» Directions: In exact form, please repeat the records from their opening line down to the line with "PX_PER_UNIT = 5.69", including that line.

» Supplied records:
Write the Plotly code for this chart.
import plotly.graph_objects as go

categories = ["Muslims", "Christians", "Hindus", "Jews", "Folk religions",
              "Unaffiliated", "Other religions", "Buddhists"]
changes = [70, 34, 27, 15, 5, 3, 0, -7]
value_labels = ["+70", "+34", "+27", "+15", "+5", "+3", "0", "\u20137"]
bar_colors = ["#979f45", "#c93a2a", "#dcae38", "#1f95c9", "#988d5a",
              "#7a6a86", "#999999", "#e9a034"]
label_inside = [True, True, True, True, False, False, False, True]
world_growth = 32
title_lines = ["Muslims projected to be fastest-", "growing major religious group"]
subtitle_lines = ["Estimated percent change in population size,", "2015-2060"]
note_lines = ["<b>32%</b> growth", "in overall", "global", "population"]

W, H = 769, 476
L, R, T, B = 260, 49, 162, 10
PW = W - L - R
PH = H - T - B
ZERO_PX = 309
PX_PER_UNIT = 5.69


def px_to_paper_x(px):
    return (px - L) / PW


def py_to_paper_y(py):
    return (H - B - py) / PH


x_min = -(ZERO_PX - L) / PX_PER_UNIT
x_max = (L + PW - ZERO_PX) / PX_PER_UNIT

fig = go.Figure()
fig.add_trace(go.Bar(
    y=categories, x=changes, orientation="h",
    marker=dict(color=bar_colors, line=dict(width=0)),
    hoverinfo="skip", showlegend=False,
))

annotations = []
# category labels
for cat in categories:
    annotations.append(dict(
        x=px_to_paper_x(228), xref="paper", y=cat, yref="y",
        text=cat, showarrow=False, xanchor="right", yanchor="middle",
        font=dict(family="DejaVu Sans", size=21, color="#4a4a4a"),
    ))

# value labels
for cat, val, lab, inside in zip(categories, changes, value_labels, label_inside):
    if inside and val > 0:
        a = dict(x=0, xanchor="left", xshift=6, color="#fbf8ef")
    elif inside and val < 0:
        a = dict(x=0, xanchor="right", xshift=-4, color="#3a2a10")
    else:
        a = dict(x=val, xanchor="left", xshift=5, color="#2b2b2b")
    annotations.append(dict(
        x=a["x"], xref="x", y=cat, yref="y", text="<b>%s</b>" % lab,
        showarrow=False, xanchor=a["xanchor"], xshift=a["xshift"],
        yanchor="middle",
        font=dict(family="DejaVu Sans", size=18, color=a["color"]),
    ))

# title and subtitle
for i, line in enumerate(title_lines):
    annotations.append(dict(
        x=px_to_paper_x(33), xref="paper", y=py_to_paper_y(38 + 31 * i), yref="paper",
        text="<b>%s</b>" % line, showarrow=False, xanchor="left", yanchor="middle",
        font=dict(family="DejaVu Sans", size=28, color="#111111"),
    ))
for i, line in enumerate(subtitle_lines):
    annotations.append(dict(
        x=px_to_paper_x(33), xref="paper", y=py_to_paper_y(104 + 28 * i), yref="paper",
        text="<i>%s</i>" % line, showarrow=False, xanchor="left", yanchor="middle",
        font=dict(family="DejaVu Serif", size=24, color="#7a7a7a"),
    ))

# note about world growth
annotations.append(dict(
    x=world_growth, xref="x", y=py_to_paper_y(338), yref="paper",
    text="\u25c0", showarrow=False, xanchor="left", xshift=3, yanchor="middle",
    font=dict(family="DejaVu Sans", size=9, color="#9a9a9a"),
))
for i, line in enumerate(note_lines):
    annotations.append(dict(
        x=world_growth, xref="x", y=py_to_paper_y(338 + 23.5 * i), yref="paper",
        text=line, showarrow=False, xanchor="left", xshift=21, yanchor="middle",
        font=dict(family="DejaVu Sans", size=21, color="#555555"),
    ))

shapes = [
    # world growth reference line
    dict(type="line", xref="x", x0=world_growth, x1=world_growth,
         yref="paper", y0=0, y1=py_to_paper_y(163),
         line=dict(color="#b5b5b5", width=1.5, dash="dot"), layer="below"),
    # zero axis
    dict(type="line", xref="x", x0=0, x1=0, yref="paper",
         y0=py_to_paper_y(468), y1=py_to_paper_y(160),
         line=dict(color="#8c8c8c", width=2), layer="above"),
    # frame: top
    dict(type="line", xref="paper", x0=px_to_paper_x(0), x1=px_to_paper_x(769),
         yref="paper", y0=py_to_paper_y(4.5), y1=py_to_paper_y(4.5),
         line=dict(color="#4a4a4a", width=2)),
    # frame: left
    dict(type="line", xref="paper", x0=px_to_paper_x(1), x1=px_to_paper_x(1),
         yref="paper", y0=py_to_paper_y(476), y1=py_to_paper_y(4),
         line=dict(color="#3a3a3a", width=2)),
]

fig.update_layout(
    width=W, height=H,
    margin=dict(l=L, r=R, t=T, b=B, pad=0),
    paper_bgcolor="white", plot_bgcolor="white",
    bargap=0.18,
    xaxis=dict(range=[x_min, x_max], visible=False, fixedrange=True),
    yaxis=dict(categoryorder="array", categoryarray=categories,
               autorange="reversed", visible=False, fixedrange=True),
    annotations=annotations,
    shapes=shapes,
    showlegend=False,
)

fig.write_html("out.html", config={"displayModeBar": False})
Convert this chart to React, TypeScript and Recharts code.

» Response to the exercise:
Write the Plotly code for this chart.
import plotly.graph_objects as go

categories = ["Muslims", "Christians", "Hindus", "Jews", "Folk religions",
              "Unaffiliated", "Other religions", "Buddhists"]
changes = [70, 34, 27, 15, 5, 3, 0, -7]
value_labels = ["+70", "+34", "+27", "+15", "+5", "+3", "0", "\u20137"]
bar_colors = ["#979f45", "#c93a2a", "#dcae38", "#1f95c9", "#988d5a",
              "#7a6a86", "#999999", "#e9a034"]
label_inside = [True, True, True, True, False, False, False, True]
world_growth = 32
title_lines = ["Muslims projected to be fastest-", "growing major religious group"]
subtitle_lines = ["Estimated percent change in population size,", "2015-2060"]
note_lines = ["<b>32%</b> growth", "in overall", "global", "population"]

W, H = 769, 476
L, R, T, B = 260, 49, 162, 10
PW = W - L - R
PH = H - T - B
ZERO_PX = 309
PX_PER_UNIT = 5.69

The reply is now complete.